A 12-character password using uppercase, lowercase, digits, and 32 common symbols (C = 94) has roughly 78 bits of entropy: log₂(94^12) ≈ 78.8.
| Character set | Example length | Approx. entropy |
|---|---|---|
| Lowercase only (26) | 16 chars | ~75 bits |
| Letters + digits (62) | 13 chars | ~77 bits |
| Full ASCII (94) | 12 chars | ~79 bits |
| Full ASCII (94) | 16 chars | ~105 bits |
The practical threshold for a strong password in 2026 is at least 72–80 bits, which corresponds to roughly 12 characters from a full character set or 16+ characters from letters and digits only.
Random passwords vs. passphrases
A randomly generated password like "k#9Wm!rT2vLp" is high entropy and resistant to brute force, but it is hard to remember and easy to mistype. A passphrase — a sequence of random words such as "correct-horse-battery-staple" — can achieve similar or higher entropy while being far more memorable.
| Format | Example | Entropy |
|---|---|---|
| 4-word passphrase (EFF list) | timber-raven-cloak-exit | ~51 bits |
| 5-word passphrase | timber-raven-cloak-exit-bold | ~65 bits |
| 6-word passphrase | timber-raven-cloak-exit-bold-mist | ~77 bits |
| 12-char random (full set) | k#9Wm!rT2vLp | ~79 bits |
Passphrases are particularly good for master passwords (password managers, full-disk encryption) where you need to type them by hand.
Common mistakes to avoid
These patterns are well-known to attackers and provide far less security than they appear to:
- Letter-number substitutions (p4ssw0rd) — attackers apply these automatically.
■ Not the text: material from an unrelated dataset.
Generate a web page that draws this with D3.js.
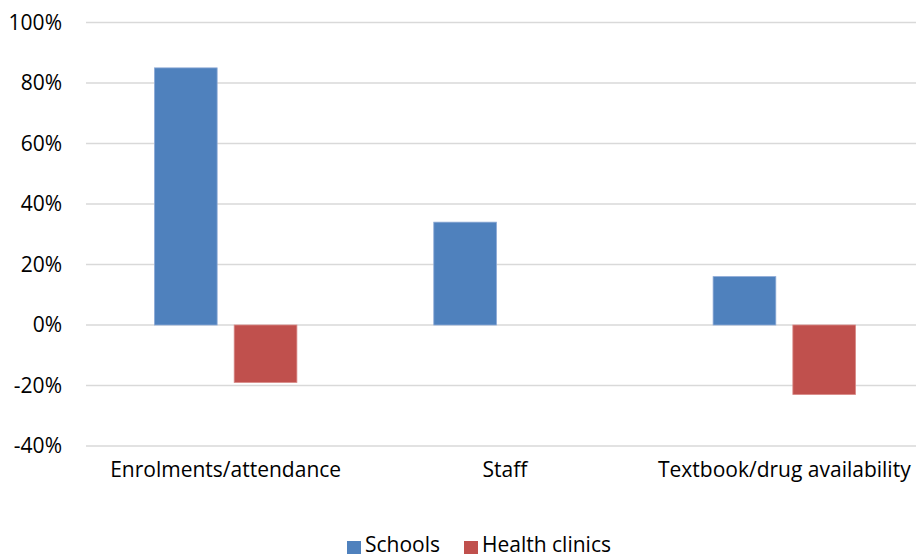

- Word + number + symbol (password123!) — one of the most common patterns in leaked databases.
- Capital letter at the start only — adds almost no entropy.
- Personal information — names, birthdays, and pet names are tried early in targeted attacks.
- Reusing passwords — when one site is breached, attackers immediately test those credentials elsewhere (credential stuffing). A unique password for every account is far safer than one very strong password used everywhere.
The case for a password manager
A password manager solves the memorability problem entirely. You only need to remember one strong master password; the manager generates, stores, and auto-fills a unique random password for every site.
Popular options:
- Bitwarden — open-source, free tier, cloud-synced
- 1Password — polished, family and team plans available
- KeePassXC — local storage only, no cloud, fully offline
When generating passwords through a manager, use at least 16 characters with all character classes enabled. Length matters more than complexity above a certain point — a 20-character all-lowercase random string is stronger than a 10-character mixed-case string.